A client recently had a problem where content that was sent for translation wasn't translated fully. The returned translation was only half done and appeared to be truncated. After a quick investigation I discovered there was an error in the HTML for a node.
<a href='...'>link text</a>
(a space was missing between 'a' and 'href')
Many times, browsers manage to display pages with broken HTML, so it's difficult to notice there's a problem. In this case the link is missing but the text is all there.
Broken HTML leads to problems
This is what ICanLocalize does when you send content for translation:
- The node title and body text are sent to the ICanLocalize server
- The ICanLocalize server parses the HTML
- The HTML parser extracts the text for translation
The HTML parser extracts the text in such a way that translators only have to edit text and not HTML tags.
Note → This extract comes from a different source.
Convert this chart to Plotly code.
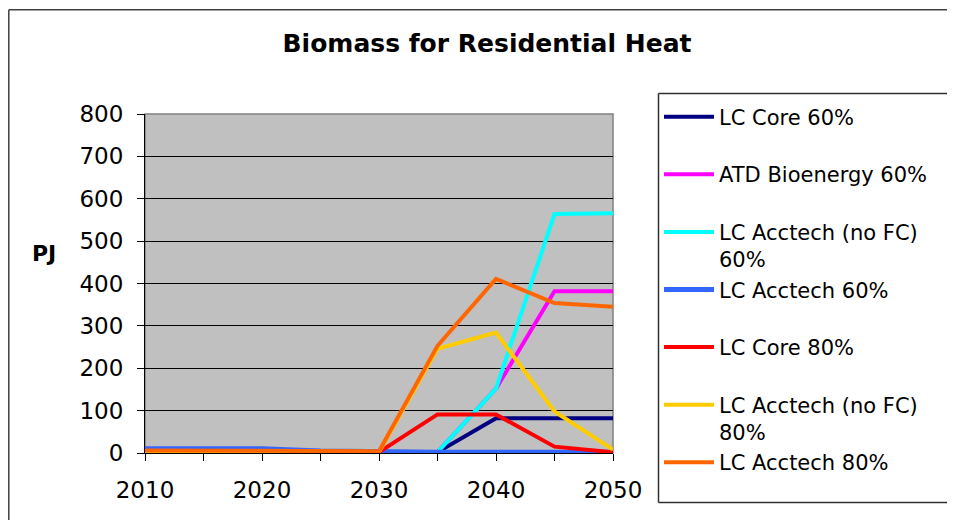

While translators are editing, a preview panel shows them how the translated document would appear.
Our parser is fairly robust but obviously in this situation it failed.
Remember that the ICanLocalize server is not the only computer to process your pages. Search engines (a.k.a Googlebot) read your pages and try to make sense of them. When they encounter broken HTML, they get confused. Parts of the page, or even entire pages can be lost if search engines cannot process them and cannot follow links.
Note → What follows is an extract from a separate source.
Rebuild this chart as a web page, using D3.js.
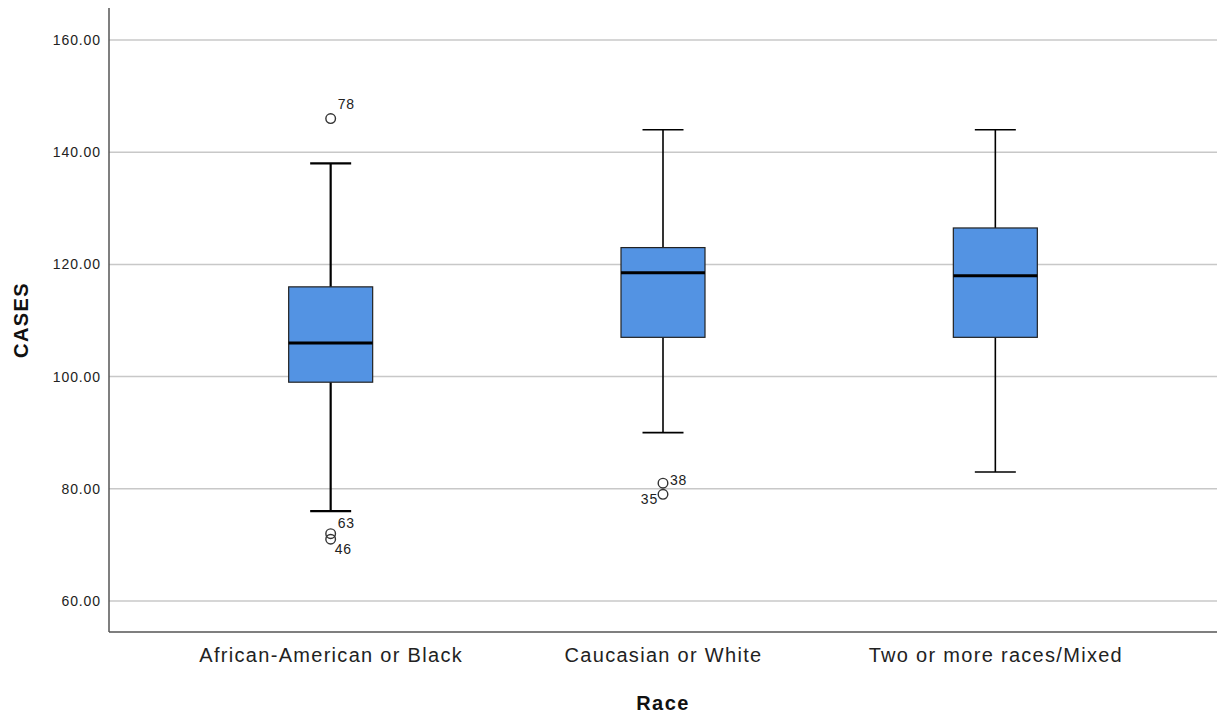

Make sure your HTML is valid
Before sending content for translation it's always a good idea make sure the HTML in your nodes are valid. I've done a quick search for drupal markup validation modules and this one looks useful: http://drupal.org/project/w3c_validator
You can use the validator directly: http://validator.w3.org/
My personal favorite is the Firefox HTML validator. It's pretty simple. Green means GO, red means no-go and yellow means check. You get instant validation for entire pages as soon as you save the first draft.